When a new automaker produces its first car for a paying customer, it's understandable that the company's founder and CEO would be proud enough to Tweet about it. But for Rivian leader RJ Scaringe, a simple Tweet was not enough. That's why he got behind the wheel and drove the first retail unit R1T all-electric pickup truck out of the assembly plant.
Scaringe Tweeted about the landmark moment at the Normal, Illinois, factory this week as well, thanking his team's collective effort and saying that he "can't wait to get these into the hands of our customers." Rivian has been working on its electric vehicles (EVs) in one form or another for years, and even just building the various pre-production vehicles required to get to this point took many months, Scaringe said.
Rivian previously stated it would start delivering vehicles to customers in September. Still, it can now claim that it was the first to build a modern production electric truck. It's a big claim for a company that only came out of stealth mode at the 2018 Los Angeles Auto Show, where it displayed prototype versions of the R1T truck and the R1S SUV for the first time. According to TechCrunch, the company has raised over $10 billion since 2019, and the first R1S deliveries will follow the R1T deliveries "shortly," Scaringe wrote in a letter to customers earlier this year.
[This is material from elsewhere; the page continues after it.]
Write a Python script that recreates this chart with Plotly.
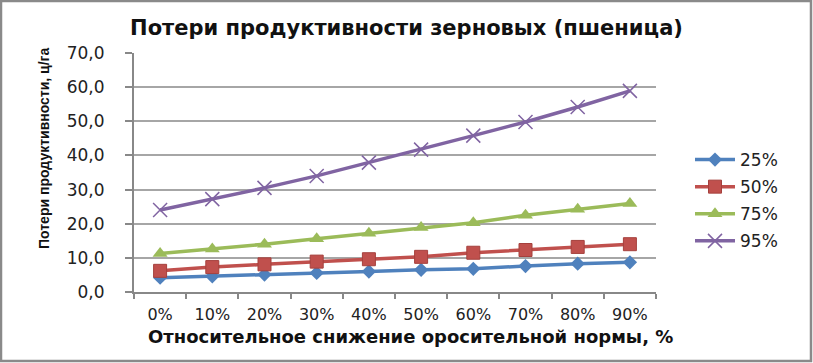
import plotly.graph_objects as go

categories = ["0%", "10%", "20%", "30%", "40%", "50%", "60%", "70%", "80%", "90%"]
series_names = ["25%", "50%", "75%", "95%"]
s25 = [4.2, 4.6, 5.1, 5.6, 6.0, 6.5, 6.8, 7.6, 8.3, 8.7]
s50 = [6.2, 7.3, 8.1, 8.9, 9.6, 10.3, 11.5, 12.3, 13.2, 14.0]
s75 = [11.3, 12.6, 14.0, 15.6, 17.2, 18.9, 20.3, 22.5, 24.2, 25.9]
s95 = [24.0, 27.2, 30.5, 34.0, 37.9, 41.7, 45.8, 49.8, 54.2, 58.9]
y_ticks = [0, 10, 20, 30, 40, 50, 60, 70]
y_tick_labels = ["0,0", "10,0", "20,0", "30,0", "40,0", "50,0", "60,0", "70,0"]

title_text = "Потери продуктивности зерновых (пшеница)"
x_title = "Относительное снижение оросительной нормы, %"
y_title = "Потери продуктивности, ц/га"

W, H = 813, 363
L, R, T, B = 134, 157, 53, 71
pw, ph = W - L - R, H - T - B

styles = [
    dict(color="#4F81BD", symbol="diamond", size=11, line=dict(width=0)),
    dict(color="#C0504D", symbol="square", size=13, line=dict(width=1, color="#A5403D")),
    dict(color="#9BBB59", symbol="triangle-up", size=13, line=dict(width=0)),
    dict(color="#8064A2", symbol="x-thin-open", size=14, line=dict(width=1.5, color="#8064A2")),
]

fig = go.Figure()
for i, (name, vals) in enumerate(zip(series_names, [s25, s50, s75, s95])):
    st = styles[i]
    fig.add_trace(go.Scatter(
        x=categories, y=vals, name=name, mode="lines+markers",
        line=dict(color=st["color"], width=3.5),
        marker=dict(symbol=st["symbol"], size=st["size"], color=st["color"], line=st["line"]),
        legendgroup=name,
    ))

def px_x(px):
    return (px - L) / pw

def px_y(py):
    return (H - B - py) / ph

fig.update_layout(
    width=W, height=H,
    margin=dict(l=L, r=R, t=T, b=B),
    paper_bgcolor="white", plot_bgcolor="white",
    font=dict(family="DejaVu Sans", color="#222"),
    title=dict(text=title_text, x=0.5, xanchor="center", xref="container",
               y=1 - 28 / H, yanchor="middle", yref="container",
               font=dict(family="DejaVu Sans", size=21, color="#111", weight="bold")),
    xaxis=dict(type="category", range=[-0.5, 9.5], tickson="boundaries",
               ticks="outside", ticklen=5, tickcolor="#888", tickwidth=1.5,
               showline=True, linecolor="#888", linewidth=2,
               showgrid=False, zeroline=False, ticklabelstandoff=7,
               tickfont=dict(size=16, color="#222"), fixedrange=True),
    yaxis=dict(range=[0, 70], tickvals=y_ticks, ticktext=y_tick_labels,
               ticks="outside", ticklen=7, tickcolor="#888", tickwidth=1.5,
               showline=True, linecolor="#888", linewidth=2,
               showgrid=True, gridcolor="#A6A6A6", gridwidth=1.5, zeroline=False,
               tickfont=dict(size=17, color="#222"), ticklabelstandoff=17),
    legend=dict(x=px_x(690), xanchor="left", y=px_y(142), yanchor="top",
                font=dict(size=17, color="#222"), tracegroupgap=2,
                itemwidth=40, bgcolor="rgba(0,0,0,0)"),
    showlegend=True,
    annotations=[
        dict(text=x_title, xref="paper", yref="paper", x=px_x(410), y=px_y(336),
             xanchor="center", yanchor="middle", showarrow=False,
             font=dict(family="DejaVu Sans", size=18, color="#111", weight="bold")),
        dict(text=y_title, xref="paper", yref="paper", x=px_x(44), y=px_y(149),
             xanchor="center", yanchor="middle", showarrow=False, textangle=-90,
             font=dict(family="Liberation Sans Narrow, Liberation Sans", size=14, color="#111", weight="bold")),
    ],
    shapes=[
        dict(type="rect", xref="paper", yref="paper",
             x0=px_x(1), x1=px_x(811), y0=px_y(1), y1=px_y(361),
             line=dict(color="#8A8A8A", width=2.5), fillcolor="rgba(0,0,0,0)", layer="below"),
    ],
)

fig.write_html("out.html", config={"displayModeBar": False},
               post_script="document.body.style.margin='0';document.body.style.overflow='hidden';")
All the hurdles for that to happen seem to have been jumped. Not only are Rivian's production vehicles rolling off the production line, but the EVs have also been "fully certified by NHTSA, EPA, and CARB, and are ready for sale in all 50 states," a Rivian spokesperson told Bloomberg in an email.
Lest we forget, Rivian isn't the only company building all-electric pickup trucks right now. Ford, which has a partnership with Rivian, announced that it has started building pre-production units of the first Ford F-150 Lightning electric trucks at its Rouge Electric Vehicle Center in Dearborn, Michigan. That's music to the ears of the 150,000 people who have reserved one of these trucks, which Ford won't start selling until next spring.
The Lightning electric truck has a maximum targeted range of 300 miles. It offers features that gas-powered trucks don't, like Intelligent Backup Power that can be used to power a properly equipped home during a power outage. Rivian's trucks offer unique benefits, too, such as a "gear tunnel" behind the rear seats that can be accessed from outside the truck to store goods and can also be equipped with a pull-out camp kitchen.